INFORMATION SHOWN:
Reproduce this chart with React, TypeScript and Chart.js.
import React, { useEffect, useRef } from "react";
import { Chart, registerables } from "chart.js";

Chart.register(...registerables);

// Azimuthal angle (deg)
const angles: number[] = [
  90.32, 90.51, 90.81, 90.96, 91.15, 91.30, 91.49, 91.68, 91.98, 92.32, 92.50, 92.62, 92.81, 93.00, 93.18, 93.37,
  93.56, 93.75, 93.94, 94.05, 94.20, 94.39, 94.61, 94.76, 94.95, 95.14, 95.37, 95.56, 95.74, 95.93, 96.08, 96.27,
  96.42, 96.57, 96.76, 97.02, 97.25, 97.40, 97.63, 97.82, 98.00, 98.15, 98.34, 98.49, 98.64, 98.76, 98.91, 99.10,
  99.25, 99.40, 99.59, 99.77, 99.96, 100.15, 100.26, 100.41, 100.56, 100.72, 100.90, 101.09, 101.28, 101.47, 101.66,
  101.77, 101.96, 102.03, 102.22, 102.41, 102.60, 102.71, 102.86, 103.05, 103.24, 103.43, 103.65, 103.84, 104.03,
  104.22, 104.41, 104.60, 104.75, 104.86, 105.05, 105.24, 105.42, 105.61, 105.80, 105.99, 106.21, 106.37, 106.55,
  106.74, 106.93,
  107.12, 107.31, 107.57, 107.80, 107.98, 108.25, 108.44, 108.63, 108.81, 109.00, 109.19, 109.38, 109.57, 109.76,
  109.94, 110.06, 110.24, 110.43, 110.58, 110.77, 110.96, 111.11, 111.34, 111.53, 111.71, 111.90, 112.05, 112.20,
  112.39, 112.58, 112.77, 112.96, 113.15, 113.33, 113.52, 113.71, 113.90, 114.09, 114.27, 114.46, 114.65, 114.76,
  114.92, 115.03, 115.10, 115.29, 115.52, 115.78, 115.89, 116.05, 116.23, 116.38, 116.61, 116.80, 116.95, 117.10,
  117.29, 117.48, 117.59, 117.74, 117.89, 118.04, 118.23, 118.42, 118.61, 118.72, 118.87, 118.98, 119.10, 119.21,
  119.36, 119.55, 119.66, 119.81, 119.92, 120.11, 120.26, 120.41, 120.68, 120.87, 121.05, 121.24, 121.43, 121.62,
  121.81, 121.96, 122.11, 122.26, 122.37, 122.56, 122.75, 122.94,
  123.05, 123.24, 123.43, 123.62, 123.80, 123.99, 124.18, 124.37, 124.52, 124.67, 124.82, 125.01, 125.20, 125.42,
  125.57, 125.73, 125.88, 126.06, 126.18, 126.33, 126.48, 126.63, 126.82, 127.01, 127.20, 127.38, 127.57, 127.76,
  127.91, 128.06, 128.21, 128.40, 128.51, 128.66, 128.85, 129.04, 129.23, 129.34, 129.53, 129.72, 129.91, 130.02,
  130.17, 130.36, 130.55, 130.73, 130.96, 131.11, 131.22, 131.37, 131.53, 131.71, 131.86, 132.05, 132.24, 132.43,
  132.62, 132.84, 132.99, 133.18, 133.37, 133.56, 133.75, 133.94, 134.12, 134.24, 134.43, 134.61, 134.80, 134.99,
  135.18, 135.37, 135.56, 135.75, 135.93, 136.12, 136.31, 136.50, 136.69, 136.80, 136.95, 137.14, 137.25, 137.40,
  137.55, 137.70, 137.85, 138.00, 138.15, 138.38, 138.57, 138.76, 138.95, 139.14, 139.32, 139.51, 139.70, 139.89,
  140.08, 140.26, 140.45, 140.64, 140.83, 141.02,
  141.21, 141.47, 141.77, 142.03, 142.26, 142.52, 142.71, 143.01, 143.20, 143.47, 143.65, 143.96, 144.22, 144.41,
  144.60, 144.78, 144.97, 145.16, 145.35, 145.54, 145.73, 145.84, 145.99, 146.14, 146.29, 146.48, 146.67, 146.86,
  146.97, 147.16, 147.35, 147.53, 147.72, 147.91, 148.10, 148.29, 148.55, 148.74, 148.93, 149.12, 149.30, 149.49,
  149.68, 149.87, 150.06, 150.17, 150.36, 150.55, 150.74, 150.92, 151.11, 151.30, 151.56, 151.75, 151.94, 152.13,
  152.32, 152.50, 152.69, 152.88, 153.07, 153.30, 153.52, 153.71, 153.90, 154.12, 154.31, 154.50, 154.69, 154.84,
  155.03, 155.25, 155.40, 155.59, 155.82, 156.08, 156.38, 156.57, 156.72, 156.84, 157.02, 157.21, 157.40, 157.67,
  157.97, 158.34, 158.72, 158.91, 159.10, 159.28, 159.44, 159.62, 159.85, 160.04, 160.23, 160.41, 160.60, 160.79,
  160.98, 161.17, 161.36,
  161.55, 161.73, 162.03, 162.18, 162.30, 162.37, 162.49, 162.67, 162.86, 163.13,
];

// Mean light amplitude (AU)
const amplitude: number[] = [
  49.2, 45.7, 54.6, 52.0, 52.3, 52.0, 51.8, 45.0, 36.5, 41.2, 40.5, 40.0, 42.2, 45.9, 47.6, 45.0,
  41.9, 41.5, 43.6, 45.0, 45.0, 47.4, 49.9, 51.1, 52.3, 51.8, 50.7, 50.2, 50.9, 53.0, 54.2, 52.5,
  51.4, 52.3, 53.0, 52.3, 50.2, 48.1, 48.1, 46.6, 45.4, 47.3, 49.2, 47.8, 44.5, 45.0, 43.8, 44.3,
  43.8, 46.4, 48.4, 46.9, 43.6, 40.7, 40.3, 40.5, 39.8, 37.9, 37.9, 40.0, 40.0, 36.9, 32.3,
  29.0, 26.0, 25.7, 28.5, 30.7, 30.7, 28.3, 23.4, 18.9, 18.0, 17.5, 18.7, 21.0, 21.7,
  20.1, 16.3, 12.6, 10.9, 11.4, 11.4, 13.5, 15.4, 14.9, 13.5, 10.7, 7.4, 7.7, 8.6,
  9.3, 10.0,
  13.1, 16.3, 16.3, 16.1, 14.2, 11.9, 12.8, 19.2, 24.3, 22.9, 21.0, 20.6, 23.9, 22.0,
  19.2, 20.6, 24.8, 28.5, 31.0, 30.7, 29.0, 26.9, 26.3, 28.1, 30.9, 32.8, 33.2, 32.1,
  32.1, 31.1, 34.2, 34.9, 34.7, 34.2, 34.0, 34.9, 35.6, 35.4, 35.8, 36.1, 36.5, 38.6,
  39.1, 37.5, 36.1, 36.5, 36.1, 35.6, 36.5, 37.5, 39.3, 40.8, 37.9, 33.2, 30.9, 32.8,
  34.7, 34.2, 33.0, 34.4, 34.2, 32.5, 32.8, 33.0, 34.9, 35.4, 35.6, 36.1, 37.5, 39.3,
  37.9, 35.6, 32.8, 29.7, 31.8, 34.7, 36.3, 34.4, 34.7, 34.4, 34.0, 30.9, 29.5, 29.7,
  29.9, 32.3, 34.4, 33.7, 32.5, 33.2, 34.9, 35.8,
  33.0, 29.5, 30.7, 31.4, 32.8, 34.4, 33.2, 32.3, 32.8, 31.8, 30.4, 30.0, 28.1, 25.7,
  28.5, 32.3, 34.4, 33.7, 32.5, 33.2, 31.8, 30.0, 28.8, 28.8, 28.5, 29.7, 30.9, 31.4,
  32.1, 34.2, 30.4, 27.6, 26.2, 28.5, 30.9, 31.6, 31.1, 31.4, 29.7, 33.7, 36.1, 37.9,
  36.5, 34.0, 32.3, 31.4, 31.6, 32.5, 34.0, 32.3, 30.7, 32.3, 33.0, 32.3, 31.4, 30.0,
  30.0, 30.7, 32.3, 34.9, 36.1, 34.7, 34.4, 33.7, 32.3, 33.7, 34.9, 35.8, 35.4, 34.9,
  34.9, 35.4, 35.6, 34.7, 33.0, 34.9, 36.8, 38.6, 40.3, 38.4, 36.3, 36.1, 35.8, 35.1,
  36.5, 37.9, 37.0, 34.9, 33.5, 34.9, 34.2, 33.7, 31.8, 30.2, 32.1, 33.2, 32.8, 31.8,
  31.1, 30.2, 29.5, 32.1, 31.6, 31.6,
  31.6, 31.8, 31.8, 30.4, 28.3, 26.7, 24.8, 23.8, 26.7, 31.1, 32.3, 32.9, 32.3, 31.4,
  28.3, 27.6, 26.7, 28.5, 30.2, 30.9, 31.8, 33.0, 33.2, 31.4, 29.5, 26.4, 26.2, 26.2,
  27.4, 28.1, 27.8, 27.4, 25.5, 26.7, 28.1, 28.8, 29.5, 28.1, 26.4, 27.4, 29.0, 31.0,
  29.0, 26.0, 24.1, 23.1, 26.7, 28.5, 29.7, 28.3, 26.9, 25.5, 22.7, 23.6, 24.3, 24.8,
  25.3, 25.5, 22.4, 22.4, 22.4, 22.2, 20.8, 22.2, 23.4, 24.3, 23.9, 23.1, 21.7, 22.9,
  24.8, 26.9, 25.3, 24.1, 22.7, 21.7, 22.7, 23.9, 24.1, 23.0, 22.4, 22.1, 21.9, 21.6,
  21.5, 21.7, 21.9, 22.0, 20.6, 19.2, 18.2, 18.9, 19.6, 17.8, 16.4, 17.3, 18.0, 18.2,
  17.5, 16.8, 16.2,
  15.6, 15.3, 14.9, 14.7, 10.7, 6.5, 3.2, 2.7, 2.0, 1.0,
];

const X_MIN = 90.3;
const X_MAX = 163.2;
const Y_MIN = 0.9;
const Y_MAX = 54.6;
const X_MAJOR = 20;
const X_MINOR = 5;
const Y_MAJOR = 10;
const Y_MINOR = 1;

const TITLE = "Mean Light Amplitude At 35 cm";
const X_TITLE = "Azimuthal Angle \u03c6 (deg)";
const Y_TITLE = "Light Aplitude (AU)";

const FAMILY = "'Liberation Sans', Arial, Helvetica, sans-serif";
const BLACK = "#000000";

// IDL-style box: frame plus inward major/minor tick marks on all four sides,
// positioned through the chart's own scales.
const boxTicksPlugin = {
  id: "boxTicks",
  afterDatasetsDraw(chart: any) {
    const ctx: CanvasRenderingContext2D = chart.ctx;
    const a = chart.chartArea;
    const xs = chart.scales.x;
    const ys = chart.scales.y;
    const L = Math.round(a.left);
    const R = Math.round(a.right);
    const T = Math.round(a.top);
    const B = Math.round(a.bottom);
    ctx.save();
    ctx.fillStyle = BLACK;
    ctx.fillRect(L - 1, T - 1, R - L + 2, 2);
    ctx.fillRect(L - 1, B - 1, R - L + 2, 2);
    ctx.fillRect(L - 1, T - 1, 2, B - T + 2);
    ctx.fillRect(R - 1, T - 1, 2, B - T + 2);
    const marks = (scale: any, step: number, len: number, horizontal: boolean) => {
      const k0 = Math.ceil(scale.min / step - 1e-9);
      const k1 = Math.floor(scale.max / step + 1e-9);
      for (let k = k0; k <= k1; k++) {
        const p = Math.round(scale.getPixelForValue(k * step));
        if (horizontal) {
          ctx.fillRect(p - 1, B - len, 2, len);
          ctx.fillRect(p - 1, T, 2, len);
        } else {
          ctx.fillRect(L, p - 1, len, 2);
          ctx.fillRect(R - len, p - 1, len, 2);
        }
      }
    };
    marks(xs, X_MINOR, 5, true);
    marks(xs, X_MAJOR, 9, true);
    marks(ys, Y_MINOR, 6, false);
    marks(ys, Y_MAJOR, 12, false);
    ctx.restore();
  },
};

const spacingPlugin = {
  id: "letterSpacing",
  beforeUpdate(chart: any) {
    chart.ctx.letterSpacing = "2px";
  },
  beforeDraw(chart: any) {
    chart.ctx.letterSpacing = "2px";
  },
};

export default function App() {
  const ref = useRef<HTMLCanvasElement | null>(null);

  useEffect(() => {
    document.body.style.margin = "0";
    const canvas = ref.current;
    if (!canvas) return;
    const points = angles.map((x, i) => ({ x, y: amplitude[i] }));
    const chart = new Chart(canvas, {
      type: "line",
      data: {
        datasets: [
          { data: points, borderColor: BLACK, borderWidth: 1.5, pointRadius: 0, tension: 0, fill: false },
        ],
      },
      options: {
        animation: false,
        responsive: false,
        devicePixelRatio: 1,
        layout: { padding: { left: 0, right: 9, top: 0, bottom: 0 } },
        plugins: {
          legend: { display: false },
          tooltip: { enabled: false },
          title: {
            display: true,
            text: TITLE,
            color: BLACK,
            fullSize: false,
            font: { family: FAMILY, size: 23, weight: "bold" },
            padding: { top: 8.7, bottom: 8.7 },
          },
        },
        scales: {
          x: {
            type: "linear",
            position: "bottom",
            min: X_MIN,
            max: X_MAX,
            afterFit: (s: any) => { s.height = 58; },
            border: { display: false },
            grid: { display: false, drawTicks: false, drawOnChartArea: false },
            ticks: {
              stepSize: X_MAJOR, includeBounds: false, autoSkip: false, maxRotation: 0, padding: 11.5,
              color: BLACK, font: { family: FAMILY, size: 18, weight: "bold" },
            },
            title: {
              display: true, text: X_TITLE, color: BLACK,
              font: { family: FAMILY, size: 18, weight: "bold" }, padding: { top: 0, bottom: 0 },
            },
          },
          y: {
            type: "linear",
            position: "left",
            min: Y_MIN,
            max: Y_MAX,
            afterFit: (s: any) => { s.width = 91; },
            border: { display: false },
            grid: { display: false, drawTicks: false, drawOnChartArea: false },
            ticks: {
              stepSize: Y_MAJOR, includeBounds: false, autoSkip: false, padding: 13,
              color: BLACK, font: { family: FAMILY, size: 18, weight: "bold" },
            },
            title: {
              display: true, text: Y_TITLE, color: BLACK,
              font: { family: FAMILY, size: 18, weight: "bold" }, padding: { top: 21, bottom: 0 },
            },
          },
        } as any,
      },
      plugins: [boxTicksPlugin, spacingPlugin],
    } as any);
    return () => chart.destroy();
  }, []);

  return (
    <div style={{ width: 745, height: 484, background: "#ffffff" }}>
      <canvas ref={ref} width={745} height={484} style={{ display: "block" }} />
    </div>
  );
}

GIVEN EXERCISE: Print exactly, and only, the lines beginning at the top of the listing and ending at the line with "Chart.register(...registerables);".

RESPONSE:
Reproduce this chart with React, TypeScript and Chart.js.
import React, { useEffect, useRef } from "react";
import { Chart, registerables } from "chart.js";

Chart.register(...registerables);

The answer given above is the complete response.